Here is my entire code:
def move_line(ind, source, destination):
row = source.loc[ind]
destination = destination.append(row)
source = source.drop(index=ind)
print('source inside function\n', source, '\n\n')
print('destination inside function\n', destination, '\n\n')
def main():
df = pd.DataFrame({'lower': ['a','b','c'],
'upper': ['A', 'B', 'C'],
'number': [1, 2, 3]},
index=['first', 'second', 'third'])
#print(df, '\n\n')
empty = pd.DataFrame(columns=['lower', 'upper', 'number'])
#print(empty, '\n\n')
move_line('second', df, empty)
print('source outside function\n', df, '\n\n')
print('destination outside function\n', empty)
CodePudding user response:
it only modifies the dataframes inside the function, and outside it they remain unchanged!?
That is because DataFrame.append
doesn't mutate the original DataFrame, it creates a new DataFrame with the new row. The original object is left unchanged. DataFrame.drop
by default also doesn't change the original object, unless you pass inplace=True
.
destination = destination.append(row) source = source.drop(index=ind)
Here you are only rebinding the names destination
and source
to the objects returned by append
and drop
, they are not the same original objects which destination
and source
originally pointed to.

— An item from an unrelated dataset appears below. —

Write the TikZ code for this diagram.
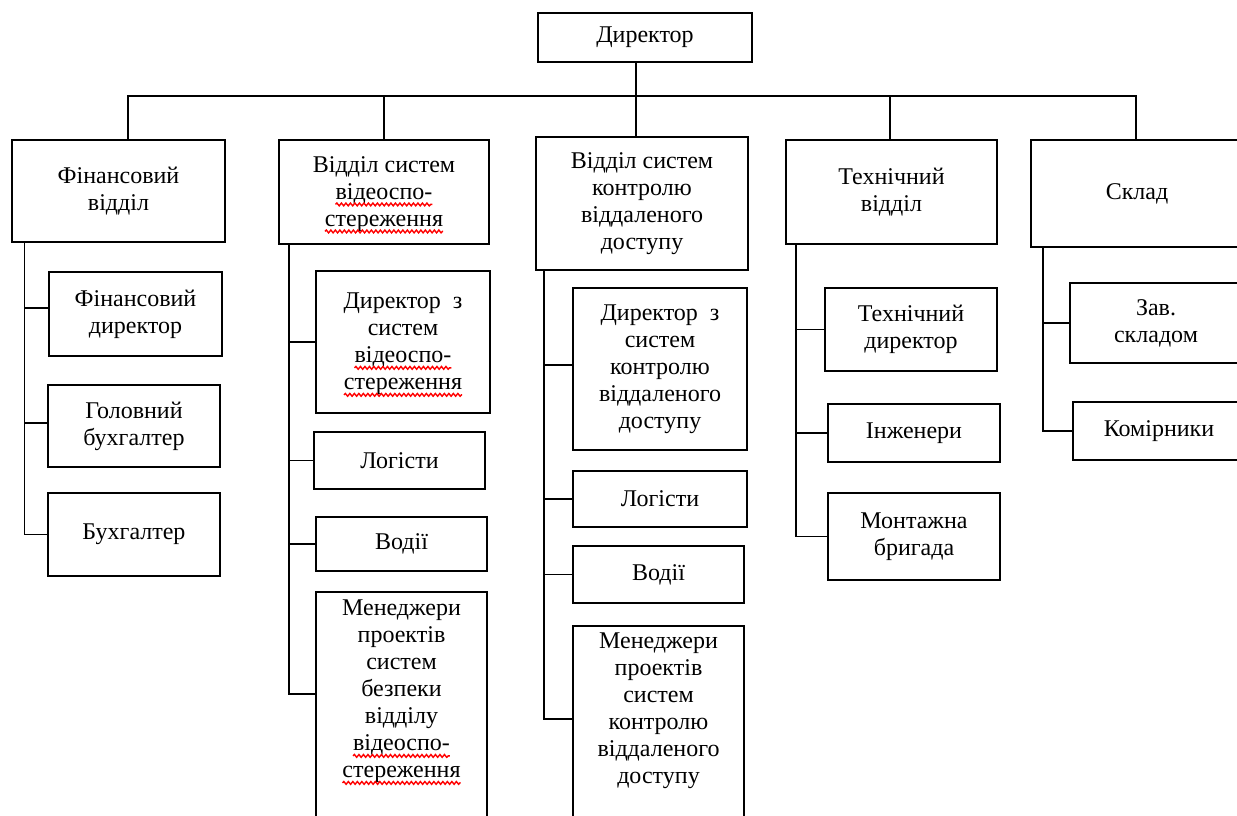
\documentclass[tikz,border=0pt]{standalone}
\usepackage{fontspec}
\setmainfont{Liberation Serif}
\usetikzlibrary{decorations.pathmorphing}
\newsavebox\wvbox
\newcommand\wv[1]{\sbox\wvbox{#1}\tikz[baseline=0pt]{\path[use as bounding box] (0pt,-1pt) rectangle (\wd\wvbox,\ht\wvbox);\pgftext[left,base]{\usebox\wvbox}\draw[red,line width=1.4pt,decorate,decoration={snake,amplitude=1.4pt,segment length=4.5pt}] (0pt,-5pt) -- (\wd\wvbox,-5pt);}}
\begin{document}
\begin{tikzpicture}[x=1pt,y=-1pt,
  box/.style={draw,line width=1.8pt,inner sep=0pt,align=center,font=\fontsize{24}{27}\selectfont},
  txt/.style={inner sep=0pt,align=center,font=\fontsize{24}{27}\selectfont},
  link/.style={line width=1.8pt}]
\path[use as bounding box] (0,0) rectangle (1237,816);
\clip (0,0) rectangle (1237,816);
% top
\node[box,minimum width=214,minimum height=49] (dir) at (645,37.5) {Директор};
% level 1
\node[box,minimum width=213,minimum height=102] (f) at (118.5,191) {Фінансовий\\відділ};
\node[box,minimum width=210,minimum height=104] (v) at (384,192) {Відділ систем\\\wv{відеоспо-}\\\wv{стереження}};
\node[box,minimum width=212,minimum height=133] (k) at (642,203.5) {Відділ систем\\контролю\\віддаленого\\доступу};
\node[box,minimum width=211,minimum height=104] (t) at (891.5,192) {Технічний\\відділ};
\node[box,minimum width=212,minimum height=107] (s) at (1137,193.5) {Склад};
% bus
\coordinate (bus) at (0,96);
\draw[link] ([xshift=9.5]f.north) -- ([xshift=9.5]f.north |- bus) -- ([xshift=-1]s.north |- bus) -- ([xshift=-1]s.north);
\draw[link] (v.north) -- (v.north |- bus);
\draw[link] ([xshift=-9]dir.south) -- ([xshift=-9]dir.south |- k.north);
\draw[link] ([xshift=-1.5]t.north) -- ([xshift=-1.5]t.north |- bus);
% column 1
\node[box,minimum width=173,minimum height=84] (f1) at (135.5,314) {Фінансовий\\директор};
\node[box,minimum width=172,minimum height=82] (f2) at (134,426) {Головний\\бухгалтер};
\node[box,minimum width=172,minimum height=83] (f3) at (134,534.5) {Бухгалтер};
\coordinate (tf) at ([xshift=-94]f.south);
\coordinate (f1c) at ([yshift=6]f1.west);
\coordinate (f2c) at ([yshift=3]f2.west);
\draw[link] (tf) |- (f3.west);
\draw[link] (f1c) -- (f1c -| tf);
\draw[link] (f2c) -- (f2c -| tf);
% column 2
\node[box,minimum width=174,minimum height=142] (v1) at (403,342) {Директор\enspace з\\систем\\\wv{відеоспо-}\\\wv{стереження}};
\node[box,minimum width=171,minimum height=57] (v2) at (399.5,460.5) {Логісти};
\node[box,minimum width=171,minimum height=54] (v3) at (401.5,544) {Водії};
\node[box,minimum width=171,minimum height=260,anchor=north] (v4) at (401.5,591) {};
\node[txt,anchor=north] (v4t) at ([yshift=-9]v4.north) {Менеджери\\проектів\\систем\\безпеки\\відділу\\\wv{відеоспо-}\\\wv{стереження}};
\coordinate (tv) at ([xshift=-95]v.south);
\coordinate (v4c) at ([yshift=-103]v4.north west);
\draw[link] (tv) |- (v4c);
\draw[link] (v1.west) -- (v1.west -| tv);
\draw[link] (v2.west) -- (v2.west -| tv);
\draw[link] (v3.west) -- (v3.west -| tv);
% column 3
\node[box,minimum width=174,minimum height=162] (k1) at (660,369) {Директор\enspace з\\систем\\контролю\\віддаленого\\доступу};
\node[box,minimum width=174,minimum height=56] (k2) at (660,499) {Логісти};
\node[box,minimum width=171,minimum height=57] (k3) at (658.5,574.5) {Водії};
\node[box,minimum width=171,minimum height=230,anchor=north] (k4) at (658.5,625) {};
\node[txt,anchor=north] (k4t) at ([yshift=-8]k4.north) {Менеджери\\проектів\\систем\\контролю\\віддаленого\\доступу};
\coordinate (tk) at ([xshift=-98]k.south);
\coordinate (k4c) at ([yshift=-94]k4.north west);
\coordinate (k1c) at ([yshift=4]k1.west);
\draw[link] (tk) |- (k4c);
\draw[link] (k1c) -- (k1c -| tk);
\draw[link] (k2.west) -- (k2.west -| tk);
\draw[link] (k3.west) -- (k3.west -| tk);
% column 4
\node[box,minimum width=172,minimum height=83] (t1) at (911,329.5) {Технічний\\директор};
\node[box,minimum width=172,minimum height=58] (t2) at (914,433) {Інженери};
\node[box,minimum width=172,minimum height=87] (t3) at (914,536.5) {Монтажна\\бригада};
\coordinate (tt) at ([xshift=-95.5]t.south);
\draw[link] (tt) |- (t3.west);
\draw[link] (t1.west) -- (t1.west -| tt);
\draw[link] (t2.west) -- (t2.west -| tt);
% column 5
\node[box,minimum width=172,minimum height=80] (s1) at (1156,323) {Зав.\\складом};
\node[box,minimum width=172,minimum height=58] (s2) at (1159,431) {Комірники};
\coordinate (ts) at ([xshift=-94]s.south);
\draw[link] (ts) |- (s2.west);
\draw[link] (s1.west) -- (s1.west -| ts);
\end{tikzpicture}
\end{document}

The original objects remain unchanged.
To mutate the original objects you can do the following
def move_line(ind, source, destination):
row = source.loc[ind]
destination.loc[ind] = row
source.drop(index=ind, inplace=True)
print('source inside function\n', source, '\n\n')
print('destination inside function\n', destination, '\n\n')
df = pd.DataFrame({'lower': ['a','b','c'],
'upper': ['A', 'B', 'C'],
'number': [1, 2, 3]},
index=['first', 'second', 'third'])
#print(df, '\n\n')
empty = pd.DataFrame(columns=['lower', 'upper', 'number'])
#print(empty, '\n\n')
move_line('second', df, empty)
print('source outside function\n', df, '\n\n')
print('destination outside function\n', empty)
Output:
source inside function
lower upper number
first a A 1
third c C 3
destination inside function
lower upper number
second b B 2
source outside function
lower upper number
first a A 1
third c C 3
destination outside function
lower upper number
second b B 2